Before we implemented the new way of working in a customer-facing project, we first had to prove it would actually work for TVH. So we demonstrated the power of a cross-functional team (inspired by Spotify’s model) to develop meaningful, innovative products driven by actual user needs in a proof of concept. 

After successfully releasing the first version of the POC’s employee app a dedicated product team took over and we moved on to the next challenge. Translating the approach to a larger team and a larger scope: Tomorrowland.


Full analysis approach



The goal was to release a product that would help TVH and Tomorrowland to collaborate during the (sometimes hectic) construction of the next edition of the festival. So time was of the essence.

In order to hit the ground running and quickly work towards a vision of what this product might be, we organised a designsprint with TVH and Tomorrowland. This helped us to dive into the context and generate a long-term vision for a planning platform in just a week time. We would use this long-term vision as a frame of reference for every feature-decision throughout the project ensured consistency.



A long-term vision is one thing, but there was only one way to make sure that the planning tool would actually launch with the right feature set: talking to the people who would be actively using it. A product that would slow down construction was not an option!

So in every step of designing the first version of the planner, we met up with Tomorrowland's material handlers. We ran them through wireframes & prototypes and asked them one crucial question: "Will you be able to do your job... even better?"



Throughout the entire design process we didn't just involve the end-users, but also the development team.
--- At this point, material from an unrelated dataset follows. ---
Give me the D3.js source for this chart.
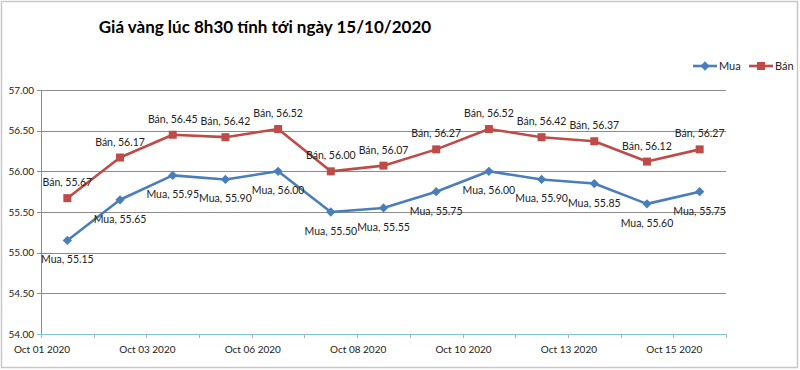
<!DOCTYPE html>
<html>
<head>
<meta charset="utf-8">
<script src="https://cdn.jsdelivr.net/npm/d3@7"></script>
<style>
	body { margin: 0; background: #fff; }
	text { font-family: Lato, "Open Sans", sans-serif; fill: #222; }
</style>
</head>
<body>
<svg class="svgWrapper" width="800" height="370"></svg>
<script>

// data
const dates = ['Oct 01 2020', 'Oct 02 2020', 'Oct 03 2020', 'Oct 05 2020', 'Oct 06 2020', 'Oct 07 2020',
	'Oct 08 2020', 'Oct 09 2020', 'Oct 10 2020', 'Oct 12 2020', 'Oct 13 2020', 'Oct 14 2020', 'Oct 15 2020'];
const muaVals = [55.15, 55.65, 55.95, 55.90, 56.00, 55.50, 55.55, 55.75, 56.00, 55.90, 55.85, 55.60, 55.75];
const banVals = [55.67, 56.17, 56.45, 56.42, 56.52, 56.00, 56.07, 56.27, 56.52, 56.42, 56.37, 56.12, 56.27];
const yTicks = [54, 54.5, 55, 55.5, 56, 56.5, 57];
const xLabelIdx = [0, 2, 4, 6, 8, 10, 12];
const seriesNames = ['Mua', 'Bán'];
const seriesColors = ['#4a7ebb', '#be4b48'];

const svgObj = d3.select('.svgWrapper');

const plotLeft = 41, plotRight = 726, plotTop = 90, plotBottom = 334;

const xScale = d3.scaleBand().domain(dates).range([plotLeft, plotRight]);
const yScale = d3.scaleLinear().domain([54, 57]).range([plotBottom, plotTop]);
const xMid = d => xScale(d) + xScale.bandwidth() / 2;

// frame
svgObj.append('rect')
	.attr('x', 1.5).attr('y', 1.5).attr('width', 796).attr('height', 366)
	.attr('fill', '#fff').attr('stroke', '#c8c8c8').attr('stroke-width', 1.5);

// title
svgObj.append('text')
	.attr('x', 265).attr('y', 33)
	.attr('text-anchor', 'middle')
	.attr('font-size', 17).attr('font-weight', 'bold')
	.style('fill', '#000')
	.text('Giá vàng lúc 8h30 tính tới ngày 15/10/2020');

// gridlines + y labels
const yAxisG = svgObj.append('g')
yAxisG.selectAll('line.grid').data(yTicks.filter(d => d > 54)).enter()
	.append('line')
	.attr('class', 'grid')
	.attr('x1', plotLeft - 4).attr('x2', plotRight)
	.attr('y1', d => Math.round(yScale(d)) + 0.5).attr('y2', d => Math.round(yScale(d)) + 0.5)
	.attr('stroke', '#8c8c8c').attr('stroke-width', 1);

yAxisG.selectAll('text').data(yTicks).enter()
	.append('text')
	.attr('x', 34).attr('y', d => yScale(d) + 3.5)
	.attr('text-anchor', 'end')
	.attr('font-size', 10)
	.text(d => d.toFixed(2));

// y axis line
svgObj.append('line')
	.attr('x1', plotLeft + 0.5).attr('x2', plotLeft + 0.5)
	.attr('y1', plotTop).attr('y2', plotBottom)
	.attr('stroke', '#8c8c8c');

// x axis (teal line, ticks between categories)
const xAxisG = svgObj.append('g');
xAxisG.append('line')
	.attr('x1', plotLeft - 4).attr('x2', plotRight)
	.attr('y1', plotBottom + 0.5).attr('y2', plotBottom + 0.5)
	.attr('stroke', '#7fc8cf').attr('stroke-width', 1);

const tickPos = dates.map(d => xScale(d)).concat([plotRight]);
xAxisG.selectAll('line.tick').data(tickPos).enter()
	.append('line')
	.attr('class', 'tick')
	.attr('x1', d => Math.round(d) + 0.5).attr('x2', d => Math.round(d) + 0.5)
	.attr('y1', plotBottom).attr('y2', plotBottom + 4)
	.attr('stroke', '#b0b0b0');

xAxisG.selectAll('text').data(xLabelIdx).enter()
	.append('text')
	.attr('x', i => xScale(dates[i]) + 1)
	.attr('y', 353)
	.attr('text-anchor', 'middle')
	.attr('font-size', 10)
	.text(i => dates[i]);

// lines
const lineGen = d3.line()
	.x((d, i) => xMid(dates[i]))
	.y(d => yScale(d));

const allSeries = [muaVals, banVals];
allSeries.forEach((vals, s) => {
	svgObj.append('path')
		.datum(vals)
		.attr('d', lineGen)
		.attr('fill', 'none')
		.attr('stroke', seriesColors[s])
		.attr('stroke-width', 2.6)
		.attr('stroke-linejoin', 'round');
});

// markers
const diamond = d3.symbol().type(d3.symbolDiamond2).size(55);
svgObj.append('g').selectAll('path').data(muaVals).enter()
	.append('path')
	.attr('d', diamond)
	.attr('transform', (d, i) => `translate(${xMid(dates[i])},${yScale(d)})`)
	.attr('fill', seriesColors[0]);

svgObj.append('g').selectAll('rect').data(banVals).enter()
	.append('rect')
	.attr('x', (d, i) => xMid(dates[i]) - 4)
	.attr('y', d => yScale(d) - 4)
	.attr('width', 8).attr('height', 8)
	.attr('fill', seriesColors[1]);

// data labels
svgObj.append('g').selectAll('text').data(banVals).enter()
	.append('text')
	.attr('x', (d, i) => xMid(dates[i]))
	.attr('y', d => yScale(d) - 12)
	.attr('text-anchor', 'middle')
	.attr('font-size', 10.5)
	.text(d => seriesNames[1] + ', ' + d.toFixed(2));

svgObj.append('g').selectAll('text').data(muaVals).enter()
	.append('text')
	.attr('x', (d, i) => xMid(dates[i]))
	.attr('y', d => yScale(d) + 23)
	.attr('text-anchor', 'middle')
	.attr('font-size', 10.5)
	.text(d => seriesNames[0] + ', ' + d.toFixed(2));

// legend
const legendG = svgObj.append('g').attr('transform', 'translate(693,66)');
const legendX = [0, 56];
seriesNames.forEach((name, s) => {
	const g = legendG.append('g').attr('transform', `translate(${legendX[s]},0)`);
	g.append('line').attr('x1', 0).attr('x2', 24).attr('y1', 0).attr('y2', 0)
		.attr('stroke', seriesColors[s]).attr('stroke-width', 2.6);
	if (s === 0) {
		g.append('path').attr('d', diamond).attr('transform', 'translate(12,0)').attr('fill', seriesColors[s]);
	} else {
		g.append('rect').attr('x', 8).attr('y', -4).attr('width', 8).attr('height', 8).attr('fill', seriesColors[s]);
	}
	g.append('text').attr('x', 26).attr('y', 4).attr('font-size', 11).text(name);
});

</script>
</body>
</html>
The development leads were part of every important design meeting, including the design sprint and user testing sessions. It was their job to safeguard the technical feasibility and inspire the design team with new technology , but even more importantly this made sure that they were kept informed.


Although this might sound like it would slow down the project, the opposite is true. Because they were part of discussions and knew about the reasoning behind features and their impact on user needs, we were all on the same page. Even before the start of development.

This proved crucial to release the first version of the tool in just 4 months, ready to be used for the 2017 edition of Tomorrowland.